Your objective.
Determine how many lines include the word "matplotlib", then give that number and nothing more.

(Collected data entries)
+ + + + + + +

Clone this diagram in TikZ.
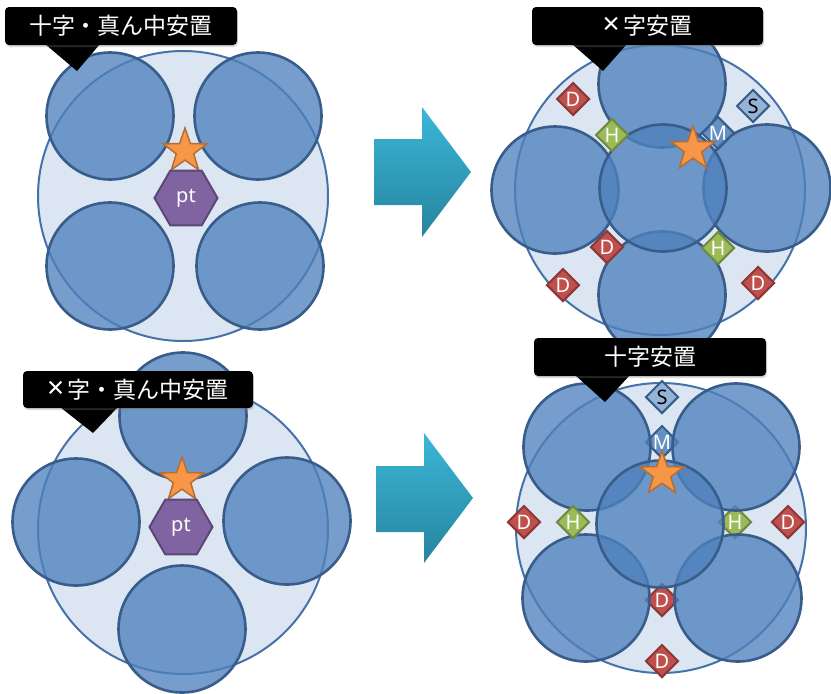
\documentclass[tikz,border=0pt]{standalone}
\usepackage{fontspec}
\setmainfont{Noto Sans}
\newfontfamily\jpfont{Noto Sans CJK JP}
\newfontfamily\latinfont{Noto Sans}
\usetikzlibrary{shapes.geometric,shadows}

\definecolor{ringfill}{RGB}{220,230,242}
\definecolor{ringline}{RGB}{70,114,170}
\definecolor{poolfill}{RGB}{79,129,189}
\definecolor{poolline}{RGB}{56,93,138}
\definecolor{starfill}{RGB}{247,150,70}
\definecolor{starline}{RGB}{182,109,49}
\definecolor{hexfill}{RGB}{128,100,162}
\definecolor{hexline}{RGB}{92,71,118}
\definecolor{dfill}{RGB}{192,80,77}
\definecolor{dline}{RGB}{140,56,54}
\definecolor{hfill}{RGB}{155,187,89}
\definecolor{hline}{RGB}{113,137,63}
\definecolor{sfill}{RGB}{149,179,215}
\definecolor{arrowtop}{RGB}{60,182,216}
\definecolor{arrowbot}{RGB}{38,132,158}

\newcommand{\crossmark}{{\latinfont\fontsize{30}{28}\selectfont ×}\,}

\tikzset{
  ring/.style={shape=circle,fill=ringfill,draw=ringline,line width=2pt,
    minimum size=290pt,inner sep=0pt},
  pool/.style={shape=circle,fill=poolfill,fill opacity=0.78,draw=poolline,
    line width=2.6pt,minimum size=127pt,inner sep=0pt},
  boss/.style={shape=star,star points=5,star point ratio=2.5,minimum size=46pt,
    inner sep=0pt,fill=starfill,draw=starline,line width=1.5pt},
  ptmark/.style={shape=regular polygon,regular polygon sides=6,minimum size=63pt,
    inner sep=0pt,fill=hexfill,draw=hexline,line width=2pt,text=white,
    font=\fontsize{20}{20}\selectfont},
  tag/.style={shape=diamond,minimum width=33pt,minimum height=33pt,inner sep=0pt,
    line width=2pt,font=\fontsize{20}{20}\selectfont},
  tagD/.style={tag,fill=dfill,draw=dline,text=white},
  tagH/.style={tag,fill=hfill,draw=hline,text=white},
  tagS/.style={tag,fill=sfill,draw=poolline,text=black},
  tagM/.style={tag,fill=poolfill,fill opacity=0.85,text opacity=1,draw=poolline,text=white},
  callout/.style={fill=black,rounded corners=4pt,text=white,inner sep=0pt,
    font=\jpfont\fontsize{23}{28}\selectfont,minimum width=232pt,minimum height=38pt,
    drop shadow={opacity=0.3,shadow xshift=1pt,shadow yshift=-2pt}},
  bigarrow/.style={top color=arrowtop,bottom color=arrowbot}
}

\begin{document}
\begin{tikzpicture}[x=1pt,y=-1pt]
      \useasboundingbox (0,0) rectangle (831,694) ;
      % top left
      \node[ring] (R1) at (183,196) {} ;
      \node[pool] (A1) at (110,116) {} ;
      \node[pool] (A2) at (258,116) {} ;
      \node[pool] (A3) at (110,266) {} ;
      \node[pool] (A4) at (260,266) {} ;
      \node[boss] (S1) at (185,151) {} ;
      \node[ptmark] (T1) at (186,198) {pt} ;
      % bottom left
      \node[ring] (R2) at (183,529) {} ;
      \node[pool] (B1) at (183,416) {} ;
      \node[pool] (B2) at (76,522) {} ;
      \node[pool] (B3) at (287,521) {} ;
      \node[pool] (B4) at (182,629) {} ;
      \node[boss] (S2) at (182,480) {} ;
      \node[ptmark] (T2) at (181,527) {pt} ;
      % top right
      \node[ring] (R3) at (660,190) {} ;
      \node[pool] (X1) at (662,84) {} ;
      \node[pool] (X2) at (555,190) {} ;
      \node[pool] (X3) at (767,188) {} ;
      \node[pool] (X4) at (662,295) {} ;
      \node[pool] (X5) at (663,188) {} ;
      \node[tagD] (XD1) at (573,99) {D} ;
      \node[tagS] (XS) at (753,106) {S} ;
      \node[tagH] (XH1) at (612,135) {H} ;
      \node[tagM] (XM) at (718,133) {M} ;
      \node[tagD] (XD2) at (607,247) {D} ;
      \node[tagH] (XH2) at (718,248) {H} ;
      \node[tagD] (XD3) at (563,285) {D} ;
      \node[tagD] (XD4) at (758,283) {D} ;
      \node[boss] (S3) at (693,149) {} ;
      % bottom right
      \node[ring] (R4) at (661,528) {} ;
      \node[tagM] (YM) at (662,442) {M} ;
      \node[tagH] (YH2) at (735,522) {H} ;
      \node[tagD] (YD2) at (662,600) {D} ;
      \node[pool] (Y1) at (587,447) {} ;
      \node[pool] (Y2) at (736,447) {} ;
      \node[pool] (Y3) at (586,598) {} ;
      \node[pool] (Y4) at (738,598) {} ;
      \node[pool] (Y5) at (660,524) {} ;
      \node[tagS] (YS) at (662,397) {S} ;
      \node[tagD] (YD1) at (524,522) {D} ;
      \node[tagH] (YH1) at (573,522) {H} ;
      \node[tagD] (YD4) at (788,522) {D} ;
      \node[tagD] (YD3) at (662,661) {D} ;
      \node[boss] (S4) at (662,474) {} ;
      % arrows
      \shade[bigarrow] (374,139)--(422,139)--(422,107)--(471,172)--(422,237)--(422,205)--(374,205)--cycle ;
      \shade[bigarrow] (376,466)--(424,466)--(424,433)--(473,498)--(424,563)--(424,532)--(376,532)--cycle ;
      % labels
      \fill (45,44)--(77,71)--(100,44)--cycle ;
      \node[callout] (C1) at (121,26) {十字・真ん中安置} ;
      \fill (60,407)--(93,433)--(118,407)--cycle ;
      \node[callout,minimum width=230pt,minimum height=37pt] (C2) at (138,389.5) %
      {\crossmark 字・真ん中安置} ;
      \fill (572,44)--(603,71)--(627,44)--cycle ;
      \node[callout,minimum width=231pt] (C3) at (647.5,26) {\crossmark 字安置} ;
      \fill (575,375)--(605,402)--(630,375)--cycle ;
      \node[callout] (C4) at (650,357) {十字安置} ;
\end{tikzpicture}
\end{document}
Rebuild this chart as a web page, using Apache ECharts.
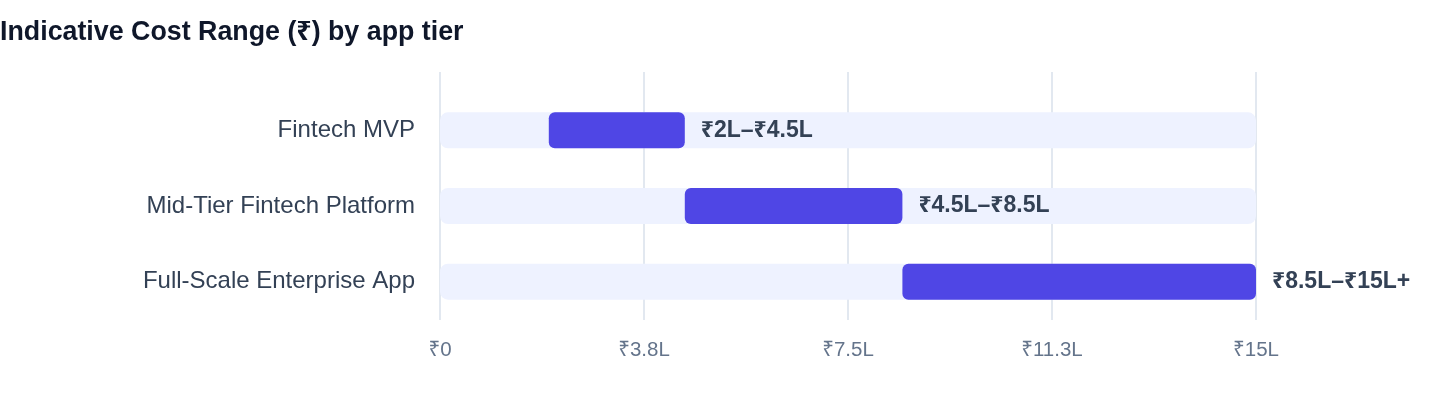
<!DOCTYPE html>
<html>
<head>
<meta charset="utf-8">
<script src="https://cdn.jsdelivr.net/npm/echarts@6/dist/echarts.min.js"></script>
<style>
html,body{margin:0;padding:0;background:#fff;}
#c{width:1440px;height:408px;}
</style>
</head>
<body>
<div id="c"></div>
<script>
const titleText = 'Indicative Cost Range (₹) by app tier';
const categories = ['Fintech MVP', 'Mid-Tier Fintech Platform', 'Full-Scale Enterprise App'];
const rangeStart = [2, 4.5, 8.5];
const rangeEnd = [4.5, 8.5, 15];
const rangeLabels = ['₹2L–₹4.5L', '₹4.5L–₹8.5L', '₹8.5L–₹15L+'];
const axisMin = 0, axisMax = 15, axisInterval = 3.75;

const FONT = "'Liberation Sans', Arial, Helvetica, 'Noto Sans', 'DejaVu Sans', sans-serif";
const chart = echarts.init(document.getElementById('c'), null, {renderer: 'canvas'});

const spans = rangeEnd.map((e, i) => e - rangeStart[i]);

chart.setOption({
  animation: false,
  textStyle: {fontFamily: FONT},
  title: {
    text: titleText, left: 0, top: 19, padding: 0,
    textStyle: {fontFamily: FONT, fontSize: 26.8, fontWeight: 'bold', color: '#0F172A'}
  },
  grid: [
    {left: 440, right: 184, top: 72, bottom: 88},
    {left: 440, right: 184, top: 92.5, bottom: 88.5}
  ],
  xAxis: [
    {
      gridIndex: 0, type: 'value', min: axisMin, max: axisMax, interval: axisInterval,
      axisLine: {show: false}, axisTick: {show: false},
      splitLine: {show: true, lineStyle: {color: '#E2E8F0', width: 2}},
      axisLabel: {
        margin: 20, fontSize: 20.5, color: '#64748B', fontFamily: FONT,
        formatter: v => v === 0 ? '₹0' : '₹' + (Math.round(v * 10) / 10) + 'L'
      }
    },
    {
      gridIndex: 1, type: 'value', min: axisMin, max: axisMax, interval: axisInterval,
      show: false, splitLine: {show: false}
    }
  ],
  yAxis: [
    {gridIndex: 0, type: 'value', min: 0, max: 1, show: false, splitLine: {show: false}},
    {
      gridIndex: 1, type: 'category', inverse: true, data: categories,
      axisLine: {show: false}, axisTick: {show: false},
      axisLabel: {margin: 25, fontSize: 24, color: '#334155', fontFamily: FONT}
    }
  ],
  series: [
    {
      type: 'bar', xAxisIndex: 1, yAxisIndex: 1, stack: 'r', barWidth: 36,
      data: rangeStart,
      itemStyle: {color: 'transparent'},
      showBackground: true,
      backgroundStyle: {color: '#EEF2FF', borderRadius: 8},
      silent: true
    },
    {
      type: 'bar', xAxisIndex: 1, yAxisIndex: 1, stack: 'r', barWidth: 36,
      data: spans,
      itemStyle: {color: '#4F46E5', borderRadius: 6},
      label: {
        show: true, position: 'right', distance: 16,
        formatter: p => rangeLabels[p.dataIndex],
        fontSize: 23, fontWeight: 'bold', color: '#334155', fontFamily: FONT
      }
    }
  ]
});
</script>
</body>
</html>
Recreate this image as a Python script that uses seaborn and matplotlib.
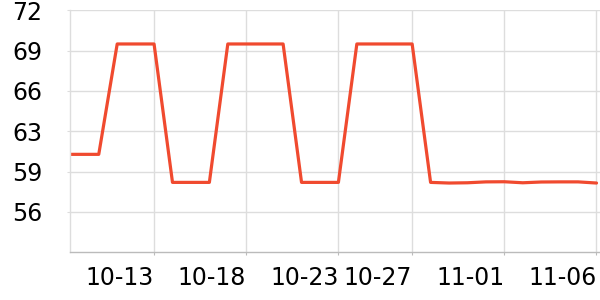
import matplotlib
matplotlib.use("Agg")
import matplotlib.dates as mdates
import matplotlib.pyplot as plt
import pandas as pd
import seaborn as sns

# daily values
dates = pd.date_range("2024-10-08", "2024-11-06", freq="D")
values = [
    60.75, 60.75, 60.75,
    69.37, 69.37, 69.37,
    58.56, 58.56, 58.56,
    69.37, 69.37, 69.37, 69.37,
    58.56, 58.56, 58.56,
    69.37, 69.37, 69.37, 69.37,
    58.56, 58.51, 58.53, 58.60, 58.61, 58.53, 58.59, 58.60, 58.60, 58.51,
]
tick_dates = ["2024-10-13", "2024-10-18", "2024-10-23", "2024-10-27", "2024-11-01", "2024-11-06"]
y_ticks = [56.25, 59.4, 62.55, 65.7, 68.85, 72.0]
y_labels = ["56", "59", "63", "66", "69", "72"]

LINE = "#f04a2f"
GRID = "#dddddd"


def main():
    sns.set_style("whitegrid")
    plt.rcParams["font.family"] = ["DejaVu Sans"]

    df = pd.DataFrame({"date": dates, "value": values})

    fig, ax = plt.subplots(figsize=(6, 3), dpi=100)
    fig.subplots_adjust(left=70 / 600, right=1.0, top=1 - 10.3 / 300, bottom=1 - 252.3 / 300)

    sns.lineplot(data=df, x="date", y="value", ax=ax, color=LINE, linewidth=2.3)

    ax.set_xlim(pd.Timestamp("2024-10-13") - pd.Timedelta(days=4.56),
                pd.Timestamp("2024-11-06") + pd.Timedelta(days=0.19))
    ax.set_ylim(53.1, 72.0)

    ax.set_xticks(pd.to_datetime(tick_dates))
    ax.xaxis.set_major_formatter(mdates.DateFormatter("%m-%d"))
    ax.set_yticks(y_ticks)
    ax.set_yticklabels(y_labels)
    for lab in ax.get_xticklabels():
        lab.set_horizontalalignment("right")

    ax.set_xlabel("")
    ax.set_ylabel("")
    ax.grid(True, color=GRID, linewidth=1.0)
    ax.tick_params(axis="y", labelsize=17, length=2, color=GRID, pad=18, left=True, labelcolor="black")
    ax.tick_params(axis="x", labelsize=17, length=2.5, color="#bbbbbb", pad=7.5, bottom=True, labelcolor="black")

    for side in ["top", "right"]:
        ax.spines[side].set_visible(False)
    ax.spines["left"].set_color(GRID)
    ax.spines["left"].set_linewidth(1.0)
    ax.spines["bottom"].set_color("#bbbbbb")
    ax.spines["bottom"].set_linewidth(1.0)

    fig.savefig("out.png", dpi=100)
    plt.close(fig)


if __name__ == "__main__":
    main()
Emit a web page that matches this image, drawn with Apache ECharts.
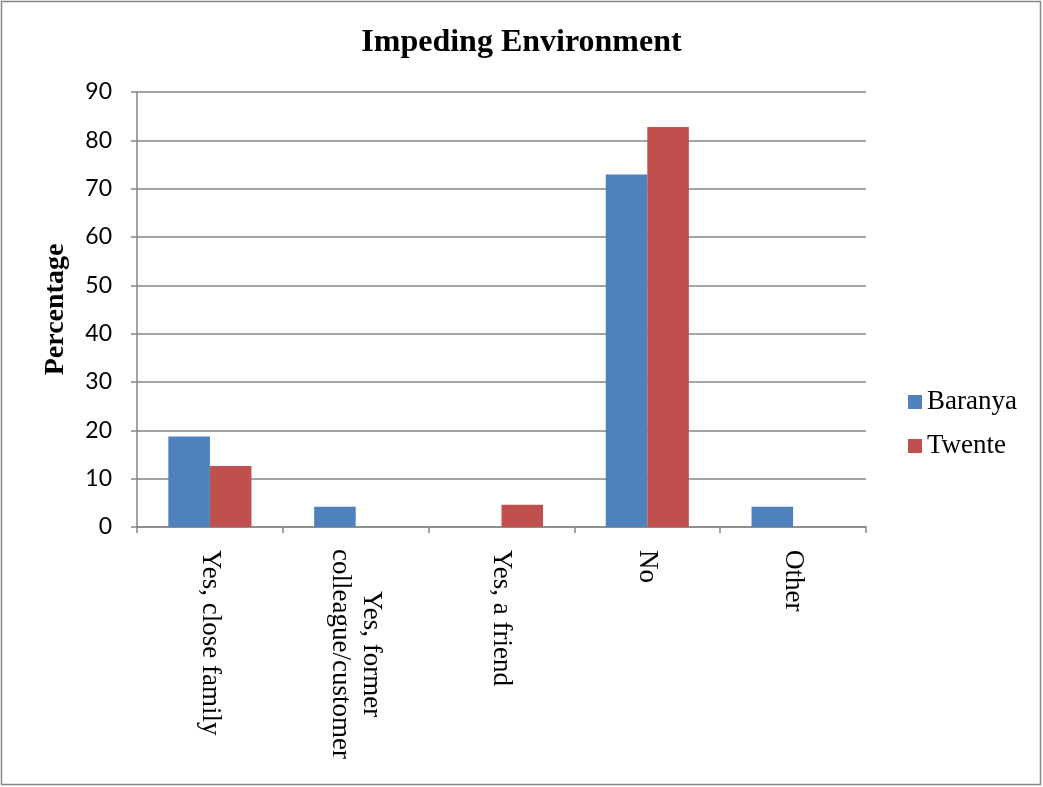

+ + + + + + +

Completed exercise.
5